Amended plans for a north Pembrokeshire dog exercise field, previously refused following a lengthy debate on the noise from barking dogs, have also been turned down.
In May, Pembrokeshire County Council’s planning committee narrowly refused a retrospective application by Mr and Mrs George for a change of use of a field to a dog exercising field, and associated works, at Ffynnone Dog Field, near the village of Newchapel.
That application had been recommended for refusal on grounds including harm to the amenity of neighbouring properties from the noise of barking dogs, and the development was located outside of any settlement boundaries as identified within the Local Development Plan.
Local community council Manordeifi had objected to the application, with a string of reasons, including road safety concerns connected with access to the site, noise of barking dogs, a lack of consultation over the plans, emotional distress to residents, and even “verbal altercations between users of the park and residents”.
The previous application heard concerns from the council’s pollution control team, with 53 recordings of barking dogs from the site cited, the applicants’ agent Wyn Harries arguing the noise came from residents’ pets, not the site.
Amendments in the new application, considered by the October planning committee, included tree planting for screening and 2.4-metre-high fencing, and that a porta-loo would be installed in the field, along with a new access, parking and turning areas, to address road safety concerns.
The new application has been accompanied by a noise assessment report and noise management plan, in an attempt to address a previous bone of contention.

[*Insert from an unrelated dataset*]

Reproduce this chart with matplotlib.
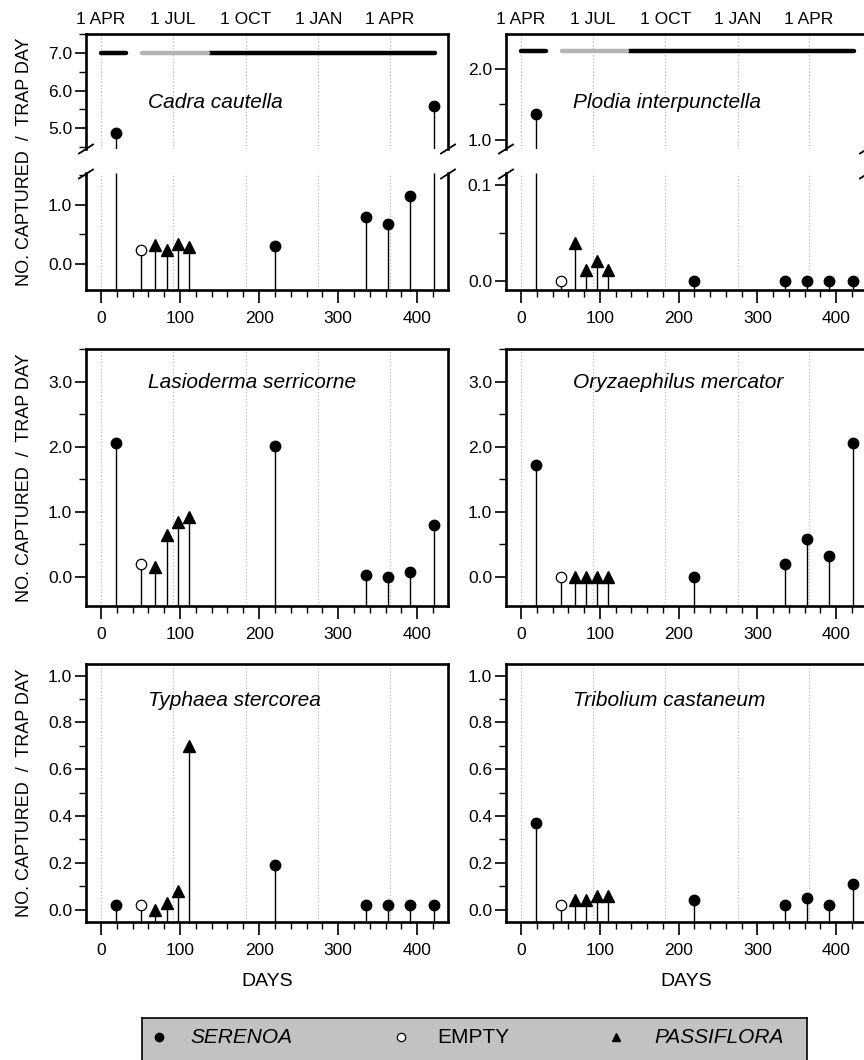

However, the council’s Head of Housing and Public Protection considers that noise assessment methodology to be flawed, a report for members said.
Speaking at the October meeting, agent Wyn Harries, of Harries Planning Design Management, said issues surrounding the scheme – in particular reported noise of dogs barking – had created “huge animosity,” with some local people not talking to each other.
He said residents concerned at the previous application had been asked to film dogs and users on site, adding: “That’s when it became nasty.”
Officers said the ‘filming’ related to advice that residents could use smartphones and tablets rather than available sound recording equipment.
Speaking on behalf of residents objecting to the application, Jake Rainsbury said: “This business is in the wrong location, there is a significant noise factor. It’s causing a massive issue to everybody living next to it, the applicant does not live next to the development and is totally unaffected by it.”
He added: “Residents have been abused in person and online; people have been abused simply walking past this development, community councillors have faced personal insult from users of this site.”
Local member Cllr Iwan Ward said the applicants’ idea of farm diversification by creating a dog park was “a good idea,” but felt it was in the wrong location.
“I would fully support this venture if it was moved to a different location, this is especially for the safety and wellbeing of the residents of Newchapel.”
Moving refusal, Councillor Brian Hall said he hoped some work could be done by the applicant to find an alternative site.
The application was unanimously refused.